Sunday morning gives snapshots of Annie’s and Lewee’s spiritual lives.
For Lewee, Sunday is just another Saturday. A day away from work, looking for things to do.
For Annie, it is a day of comfortable rote spirituality, anchored in the local Lutheran church in which she had been brought up. Again, Annie is more a reflection of me than is Lewee. My Minnesota experience was Presbyterian; for the setting in South Dakota I chose Lutheran. While the two denominations doubtlessly differ, I felt they had enough commonality that I could safely transpose my experiences. There is a lot to be said about Holy Redeemer Lutheran, but it needs to wait for Chapter 11, First Meetings. The reason will be clear then.
Meanwhile, we get more peeks into Lewee’s home life. Again, *way* out of my wheelhouse. Home was never like this for me and my sibs. Mother is beginning to look psychotic, till the end of the scene. Hints, then, that her irrationality might be grounded in an ill-defined “something”? I love writing scenes like this. And I try to never write them unless there is a payoff down the road.

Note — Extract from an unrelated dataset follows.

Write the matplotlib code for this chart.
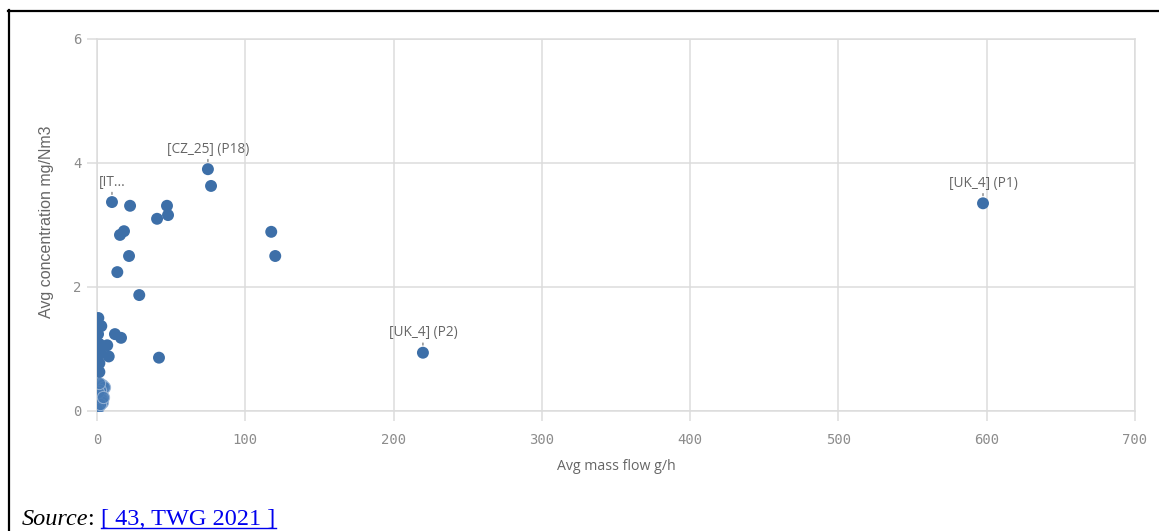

Back to Annie and Bob. I grew up not far from railroad tracks, and I did flatten a coin or two. The wonderment of weight, and speed. Dawnings of my awareness of physics, that would play out in Within a Sheltering Darkness, and Shadows, Forward. Burned out wheel bearings, trains racing past. Echoes of things to come. For you as the reader these are for now meaningless bits of imagery. Their seeming unimportance is, to me, a critical thing. Harmless mundane things, that at a critical moment arise, and strike.